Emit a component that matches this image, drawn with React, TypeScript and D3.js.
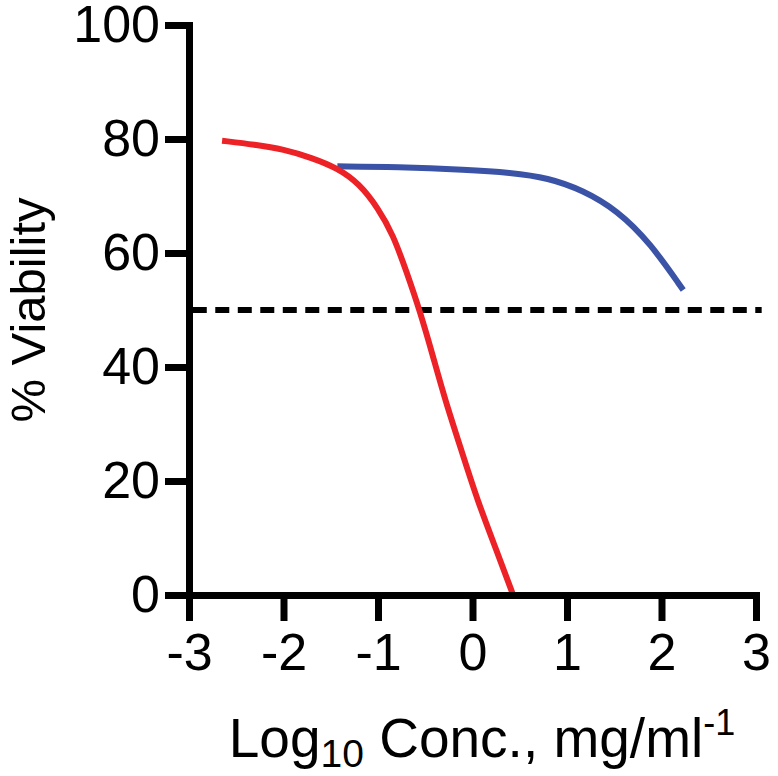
...
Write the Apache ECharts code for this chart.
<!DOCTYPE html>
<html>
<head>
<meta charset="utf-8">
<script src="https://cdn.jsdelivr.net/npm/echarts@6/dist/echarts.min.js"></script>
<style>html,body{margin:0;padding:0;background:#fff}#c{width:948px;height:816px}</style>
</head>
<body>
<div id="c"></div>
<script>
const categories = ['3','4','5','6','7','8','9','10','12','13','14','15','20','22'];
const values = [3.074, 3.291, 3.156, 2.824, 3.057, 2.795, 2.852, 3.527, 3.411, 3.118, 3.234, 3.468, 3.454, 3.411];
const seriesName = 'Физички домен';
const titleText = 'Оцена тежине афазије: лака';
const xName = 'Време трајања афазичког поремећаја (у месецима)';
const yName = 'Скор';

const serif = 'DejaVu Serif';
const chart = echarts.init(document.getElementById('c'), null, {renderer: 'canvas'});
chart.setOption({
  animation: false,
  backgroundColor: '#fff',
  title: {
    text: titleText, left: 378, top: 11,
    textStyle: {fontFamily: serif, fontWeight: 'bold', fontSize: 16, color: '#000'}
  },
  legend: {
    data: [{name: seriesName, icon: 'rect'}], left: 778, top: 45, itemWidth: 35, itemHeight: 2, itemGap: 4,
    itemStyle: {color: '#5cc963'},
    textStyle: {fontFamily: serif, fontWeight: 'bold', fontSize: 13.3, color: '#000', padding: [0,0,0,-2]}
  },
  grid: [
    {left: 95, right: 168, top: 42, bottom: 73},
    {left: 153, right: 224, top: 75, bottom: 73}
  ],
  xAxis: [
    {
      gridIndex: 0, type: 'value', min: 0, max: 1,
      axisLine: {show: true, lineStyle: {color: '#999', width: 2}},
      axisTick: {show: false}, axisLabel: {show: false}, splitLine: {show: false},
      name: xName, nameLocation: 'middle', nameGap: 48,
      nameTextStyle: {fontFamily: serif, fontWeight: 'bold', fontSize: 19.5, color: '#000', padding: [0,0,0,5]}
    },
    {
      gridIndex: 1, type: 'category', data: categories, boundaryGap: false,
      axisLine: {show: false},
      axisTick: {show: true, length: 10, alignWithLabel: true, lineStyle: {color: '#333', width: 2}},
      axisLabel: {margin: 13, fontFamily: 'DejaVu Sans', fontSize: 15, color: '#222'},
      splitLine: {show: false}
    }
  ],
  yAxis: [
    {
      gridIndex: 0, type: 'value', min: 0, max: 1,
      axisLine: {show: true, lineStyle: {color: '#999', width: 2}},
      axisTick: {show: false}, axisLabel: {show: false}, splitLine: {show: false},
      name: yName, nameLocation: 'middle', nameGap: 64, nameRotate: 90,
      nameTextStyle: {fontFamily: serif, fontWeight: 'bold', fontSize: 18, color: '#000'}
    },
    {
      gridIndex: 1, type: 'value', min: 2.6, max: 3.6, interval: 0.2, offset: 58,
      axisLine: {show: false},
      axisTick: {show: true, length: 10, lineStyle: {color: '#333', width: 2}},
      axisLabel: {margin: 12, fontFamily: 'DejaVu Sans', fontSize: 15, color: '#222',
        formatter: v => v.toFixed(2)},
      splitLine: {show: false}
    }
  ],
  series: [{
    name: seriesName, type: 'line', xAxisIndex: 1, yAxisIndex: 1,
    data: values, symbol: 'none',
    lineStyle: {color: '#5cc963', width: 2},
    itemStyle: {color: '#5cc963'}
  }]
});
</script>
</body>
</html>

• _Your goal_: Check each line of the records above for the string "this", and report every line that has it.

• _Problem solution_:
Emit a component that matches this image, drawn with React, TypeScript and D3.js.
Write the Apache ECharts code for this chart.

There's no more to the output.